Fertilizer manufacturers hope policy will script a new chapter

Fertilizer manufacturers hope policy will script a new chapter

New Delhi: The new fertilizer investment policy being finalized by the government may help revive the industry because it allows for the creation, in new as well as existing units, of capacities that will fall outside the purview of the existing price control regime.

An official at the fertilizer ministry, who did not wish to be identified, said the government would not regulate producer prices for any “new capacity" that is at least “10%" more than the existing capacity of a plant.

The government mandates the price at which fertilizers can be sold. It makes up the difference between this and the cost of production, plus an agreed upon profit margin—this is called the producers’ price.

The fertilizers being produced outside the purview of the price control regime, could be bought by the government (it currently imports fertilizers to make up for a shortfall in supply) at the same price at which it imports them. The government will benefit from this by saving on logistics costs related to imports. It could also consider allowing the fertilizers being produced to be exported. Export of price-controlled fertilizers is currently restricted.

“India is the world’s second largest producer of urea and DAP (di-ammonium phosphate). We have a huge industrial base to reap economies of scale (in this business). We also have skilled manpower. We welcome the policy proposals if exports of urea are allowed," said a senior official at the Indian Farmers Fertilizer Cooperative Ltd (Iffco), who did not wish to be identified.

Manufacturers say they could, however, face problems in expanding their capacities or creating new ones if the price of gas, a critical input, is high. “Considering that there has been no fresh investment in the fertilizer sector for more than a decade now, the new policy proposals appear promising. But it all depends on the price at which the gas is delivered to a manufacturer.

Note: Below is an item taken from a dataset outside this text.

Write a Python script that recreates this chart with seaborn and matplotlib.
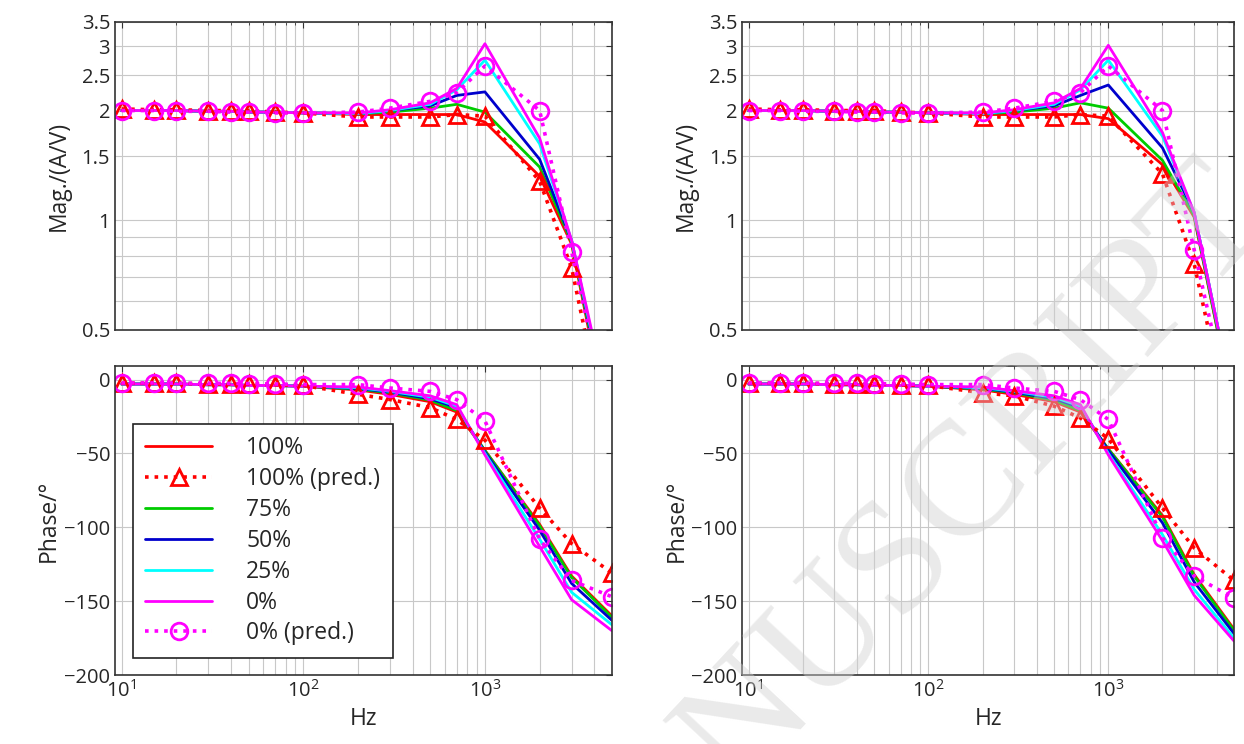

The delivered price should not be more than $5(Rs205)/mbtu anywhere in India," said U.S. Jha, chairman and managing director of Rashtriya Chemicals & Fertilizers Ltd.

Gas accounts for almost 80% of the production cost of fertilizers. B.K. Handique, minister of state for chemicals and fertilizers, while answering a question in Parliament, said if the delivered price of gas goes beyond $5, then the new investments (in production of fertilizers) may turn uncompetitive.

Officials at the Fertilizer Association of India (FAI) say making gas available across the country at low rates may not be easy. “The response to the gas price is likely to vary from one producer to another. Some may benefit, but others may require the government’s guarantee to buy a certain minimum amount (of fertilizers) from them before setting up a new plant which involves considerable time and monetary investment," said a FAI official, who did not wish to be identified. According to industry estimates, setting up a new urea plant requires an investment around Rs3,500-4,000 crore, and it takes three years for a plant to start operations.